Omgeving

Is het ‘Woenurf’ ons nieuwste exportproduct?

In Nederland associëren we het woonerf, met de jaren tachtig, met verdwalen in een verkeersluw drempel-oerwoud en met plekken als Lelystad, Nieuwegein en Emmen. Te vinden in elke middelgrote stad die in de jaren tachtig een beetje aan uitbreiding heeft gedaan, staat het woonerf gelijk aan garageboxen, grauwe baksteen en schaamgroen. Niets bijzonders. Maar aan de andere kant van de oceaan is deze oer-Nederlandse uitvinding aan een geweldige opmars bezig. Men begint de leefbaarheidsvoordelen van de autoluwheid te zien. Is het woonerf is ons nieuwste exportproduct?

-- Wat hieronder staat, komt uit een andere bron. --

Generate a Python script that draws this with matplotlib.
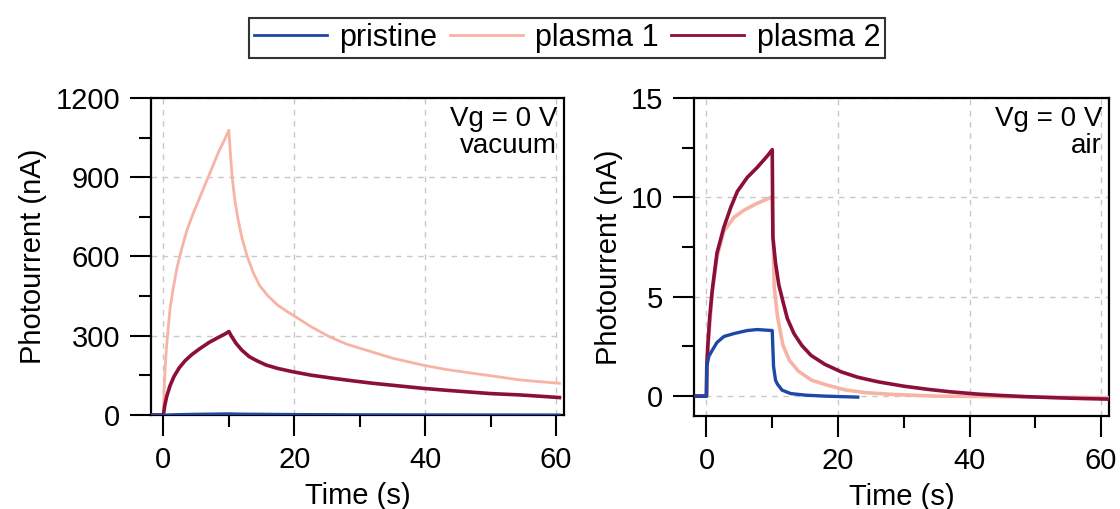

Een schets van hoe een ‘woenurf’ er in Ithaca (New York) uit moet komen te zien.

Een woonerf overzees

In Ithaca (een stad met zo’n 30.000 inwoners, gelegen in de staat New York) is een sprekend voorbeeld te vinden van hoe het Nederlandse woonerfconcept wordt omarmd. In een van de nieuwbouwwijken van de stad wordt momenteel aan een ‘woenurf‘ gewerkt. Voor veel Amerikanen is zo’n ‘woenurf’ – een straat waar fietsers, voetgangers, en auto’s de weg de weg delen, en doorgaans langzaam rijden – dan ook totaal nieuw, en een radicale omslag in het denken over openbare ruimte in de stad.

In Canada heeft het concept al eerder zijn intrede gedaan. Zo zijn steden als Montreal en Ottawa, hun eerste ‘woenurf’ naar Nederlands model aan het bouwen. En kijkend naar de plannen en de impressies die daar bij horen levert dit prettige, leefbare en kindvriendelijke buurten op. Zo gek zijn die woonerven dus eigenlijk helemaal niet.

Het is te hopen dat de trend zich uitbreid en dat meerdere steden serieus kijken naar de rol van de auto in buurten. Maar misschien moet ook Nederland het woonerf weer eens uit de mottenballen halen, en goed kijken wat de Amerikanen en Canadezen ervan hebben gemaakt.